= Task requirements =
Set down exactly, please, each line from the one containing "Give me the Plotly source for this chart." through the one containing "c_oil = [8010, 6920, 6240, 6530, 6210, 1220, 0, 0]", both lines included, and no other line.

= Extracted information =
▼

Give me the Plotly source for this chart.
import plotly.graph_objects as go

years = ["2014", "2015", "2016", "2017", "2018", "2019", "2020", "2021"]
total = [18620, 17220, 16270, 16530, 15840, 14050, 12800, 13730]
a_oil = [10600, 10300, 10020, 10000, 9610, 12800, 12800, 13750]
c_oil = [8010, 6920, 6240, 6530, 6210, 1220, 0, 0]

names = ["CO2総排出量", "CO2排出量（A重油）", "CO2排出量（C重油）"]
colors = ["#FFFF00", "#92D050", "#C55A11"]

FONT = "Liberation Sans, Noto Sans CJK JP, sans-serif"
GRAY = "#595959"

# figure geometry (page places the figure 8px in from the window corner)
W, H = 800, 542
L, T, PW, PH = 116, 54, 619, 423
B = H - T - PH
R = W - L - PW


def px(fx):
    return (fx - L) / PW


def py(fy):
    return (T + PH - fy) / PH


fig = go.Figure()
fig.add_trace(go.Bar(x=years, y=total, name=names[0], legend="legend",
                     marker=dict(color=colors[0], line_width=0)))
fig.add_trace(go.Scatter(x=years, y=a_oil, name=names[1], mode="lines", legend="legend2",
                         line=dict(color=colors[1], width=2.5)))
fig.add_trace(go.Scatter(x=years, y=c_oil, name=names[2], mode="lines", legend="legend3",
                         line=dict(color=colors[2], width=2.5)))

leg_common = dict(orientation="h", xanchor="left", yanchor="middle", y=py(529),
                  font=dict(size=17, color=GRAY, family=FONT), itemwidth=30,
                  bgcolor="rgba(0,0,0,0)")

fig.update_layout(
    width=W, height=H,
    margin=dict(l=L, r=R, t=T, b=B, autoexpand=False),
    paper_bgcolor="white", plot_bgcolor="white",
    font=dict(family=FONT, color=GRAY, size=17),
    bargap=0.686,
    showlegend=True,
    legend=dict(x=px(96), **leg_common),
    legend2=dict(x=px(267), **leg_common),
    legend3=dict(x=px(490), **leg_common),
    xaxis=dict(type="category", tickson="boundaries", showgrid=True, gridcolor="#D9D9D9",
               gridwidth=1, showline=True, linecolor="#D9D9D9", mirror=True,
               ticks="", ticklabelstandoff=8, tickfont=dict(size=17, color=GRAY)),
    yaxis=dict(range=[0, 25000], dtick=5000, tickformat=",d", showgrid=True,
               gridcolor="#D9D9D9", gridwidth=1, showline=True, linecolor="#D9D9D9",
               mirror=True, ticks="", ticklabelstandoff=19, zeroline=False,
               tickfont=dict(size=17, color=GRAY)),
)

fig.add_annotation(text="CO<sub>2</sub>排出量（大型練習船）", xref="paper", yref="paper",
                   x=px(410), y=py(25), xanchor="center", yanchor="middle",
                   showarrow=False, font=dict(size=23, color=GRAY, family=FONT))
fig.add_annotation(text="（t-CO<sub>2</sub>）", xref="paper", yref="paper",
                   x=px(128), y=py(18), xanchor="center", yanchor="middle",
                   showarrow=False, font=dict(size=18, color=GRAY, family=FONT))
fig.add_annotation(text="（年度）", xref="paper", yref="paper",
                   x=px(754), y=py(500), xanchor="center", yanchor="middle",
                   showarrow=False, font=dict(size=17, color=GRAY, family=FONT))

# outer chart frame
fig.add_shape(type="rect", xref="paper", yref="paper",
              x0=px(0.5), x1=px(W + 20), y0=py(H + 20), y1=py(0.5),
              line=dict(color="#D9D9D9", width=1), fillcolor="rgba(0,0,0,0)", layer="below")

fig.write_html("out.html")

▲
▼

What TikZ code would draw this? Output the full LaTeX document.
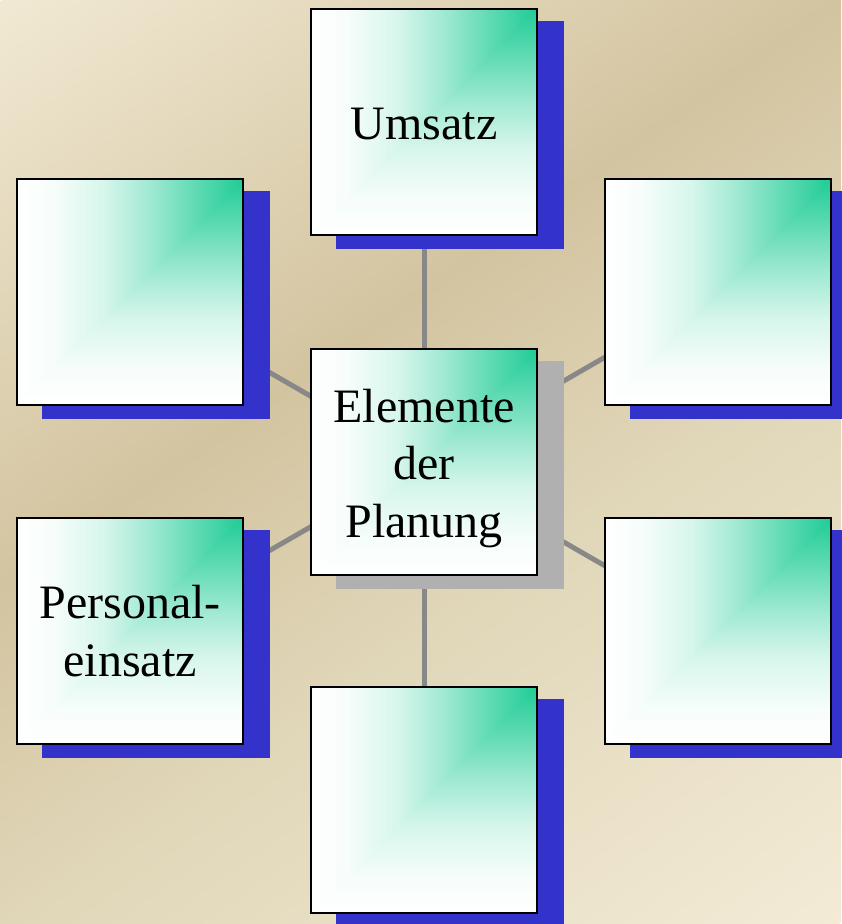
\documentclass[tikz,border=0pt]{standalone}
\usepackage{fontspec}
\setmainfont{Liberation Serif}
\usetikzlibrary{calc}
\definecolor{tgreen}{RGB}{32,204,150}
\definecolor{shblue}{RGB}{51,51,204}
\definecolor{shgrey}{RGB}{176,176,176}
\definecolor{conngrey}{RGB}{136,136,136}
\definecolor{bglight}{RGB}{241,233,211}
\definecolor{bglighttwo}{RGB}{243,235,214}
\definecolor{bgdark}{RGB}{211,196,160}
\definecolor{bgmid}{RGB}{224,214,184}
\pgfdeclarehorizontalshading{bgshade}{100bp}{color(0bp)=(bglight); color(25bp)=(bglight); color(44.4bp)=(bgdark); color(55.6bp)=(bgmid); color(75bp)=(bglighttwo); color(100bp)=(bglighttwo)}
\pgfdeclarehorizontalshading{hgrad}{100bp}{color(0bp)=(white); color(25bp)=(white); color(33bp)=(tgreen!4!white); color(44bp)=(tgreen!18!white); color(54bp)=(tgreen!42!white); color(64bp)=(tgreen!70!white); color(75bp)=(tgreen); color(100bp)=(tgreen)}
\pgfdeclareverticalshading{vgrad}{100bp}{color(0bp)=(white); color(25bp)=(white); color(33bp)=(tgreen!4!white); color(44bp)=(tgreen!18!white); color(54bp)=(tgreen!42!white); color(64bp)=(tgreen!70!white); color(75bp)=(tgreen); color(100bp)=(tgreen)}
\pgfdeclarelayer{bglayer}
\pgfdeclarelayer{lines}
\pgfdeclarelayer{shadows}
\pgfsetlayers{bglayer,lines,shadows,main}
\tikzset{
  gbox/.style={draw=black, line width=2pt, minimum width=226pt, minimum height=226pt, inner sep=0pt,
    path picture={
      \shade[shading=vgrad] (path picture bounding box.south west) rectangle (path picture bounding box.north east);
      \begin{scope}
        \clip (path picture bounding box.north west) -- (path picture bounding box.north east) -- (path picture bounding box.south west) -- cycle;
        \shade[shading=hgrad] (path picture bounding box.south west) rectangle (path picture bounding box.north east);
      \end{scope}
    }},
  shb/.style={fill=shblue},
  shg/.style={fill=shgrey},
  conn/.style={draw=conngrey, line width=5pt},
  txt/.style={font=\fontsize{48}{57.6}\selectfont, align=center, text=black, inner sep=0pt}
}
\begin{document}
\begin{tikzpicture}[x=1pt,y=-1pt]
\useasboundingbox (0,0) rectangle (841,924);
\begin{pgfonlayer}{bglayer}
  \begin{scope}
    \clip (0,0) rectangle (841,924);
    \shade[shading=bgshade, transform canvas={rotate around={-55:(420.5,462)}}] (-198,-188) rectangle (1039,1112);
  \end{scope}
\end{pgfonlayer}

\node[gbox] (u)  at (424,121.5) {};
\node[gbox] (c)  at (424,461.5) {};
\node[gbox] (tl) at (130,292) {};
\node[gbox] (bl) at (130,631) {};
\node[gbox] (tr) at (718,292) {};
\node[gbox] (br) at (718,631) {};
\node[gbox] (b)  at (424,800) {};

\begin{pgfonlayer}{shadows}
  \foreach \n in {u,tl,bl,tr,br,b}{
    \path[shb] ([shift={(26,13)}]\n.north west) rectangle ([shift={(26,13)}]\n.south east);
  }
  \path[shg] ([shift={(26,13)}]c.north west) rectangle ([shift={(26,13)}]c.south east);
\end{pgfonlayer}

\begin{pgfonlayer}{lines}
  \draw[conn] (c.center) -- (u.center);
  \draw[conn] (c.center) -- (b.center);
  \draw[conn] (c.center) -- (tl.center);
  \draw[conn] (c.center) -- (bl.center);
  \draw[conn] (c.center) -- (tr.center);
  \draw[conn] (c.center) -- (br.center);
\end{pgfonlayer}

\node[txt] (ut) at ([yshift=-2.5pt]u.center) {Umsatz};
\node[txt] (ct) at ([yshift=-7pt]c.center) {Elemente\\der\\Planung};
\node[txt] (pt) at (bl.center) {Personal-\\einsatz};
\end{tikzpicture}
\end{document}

▲

= Solution to this task =
Give me the Plotly source for this chart.
import plotly.graph_objects as go

years = ["2014", "2015", "2016", "2017", "2018", "2019", "2020", "2021"]
total = [18620, 17220, 16270, 16530, 15840, 14050, 12800, 13730]
a_oil = [10600, 10300, 10020, 10000, 9610, 12800, 12800, 13750]
c_oil = [8010, 6920, 6240, 6530, 6210, 1220, 0, 0]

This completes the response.